Since this is the Internet we understand that a lot of people want to get music, and movies, and computer software for free. I have no problem with them wanting that. I want my petrol, food and beer free too. But the way things are in society, I don't get it.
What I don't understand however is that many people who aspire to make a living from music also seem to believe that music should be free.
I have asked the question many times, to literally hundreds of people who aimed to join the music and sound industries, whether they believe that they should have free access to music, and the answer of the vast majority has always been yes. Yes, they want to work in the music and sound industry, and at the same time they believe that music should be free.
I have run a few articles on Audio Masterclass about this, and a few more that are not currently online. Always the bulk of opinion in the comments has been that somehow it isn't reasonable to ask for money in return for music.
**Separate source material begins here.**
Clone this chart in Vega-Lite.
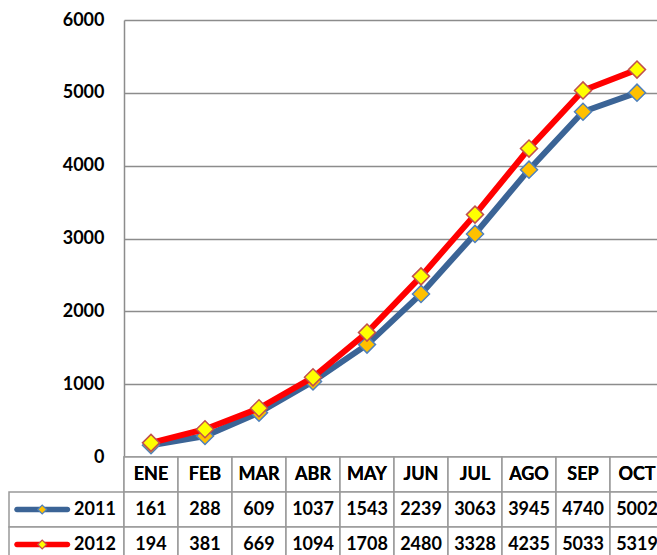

And it certainly isn't reasonable ever to ask for more money.
Well I disagree.
I believe that music has a value, and when I create a piece of music I am entitled to seek to make money from it.
Let's take the recent example of the Belgian truck drivers, whose employers – it is suggested – should pay a licence fee to allow them to listen to the radio while at work, where undoubtedly they listen to music all day long.
OK this is look in the mirror time…
Are you weighing up the pros and cons of whether Belgian truck operators should pay? Or are you marshalling your arguments so that you could, if asked, state your case effectively so that ultimately you will earn more money from your music?
Put it another way, can you think of any business other than music where companies do not seek to maximize their profits? Indeed, a publicly-traded company has a duty to maximize returns for its shareholders.
That new microphone in your studio… Was it free? Your keyboard? Computer? DAW? Did anything that you use in your studio to make music come for free? Apart from the hours of dedication you put in to develop your craft – that came for free in monetary terms, and you're content now to give it away?
You know, we music creators are surrounded by people who want to leech off our work. Not just the freetards, but businesses that would be very happy to use our products for no payment to boost their profits.
It's time to stand up and insist that music has a value, and demand that we be paid properly for our work. If we don't then you can be sure that as time passes we will be paid less and less. The first step will be to stop being our own worst enemies, stand up for ourselves and state clearly that what we do has a value.
And that means, among many other things, that Belgian truck operators should pay for the music that makes their workforce happy and contented.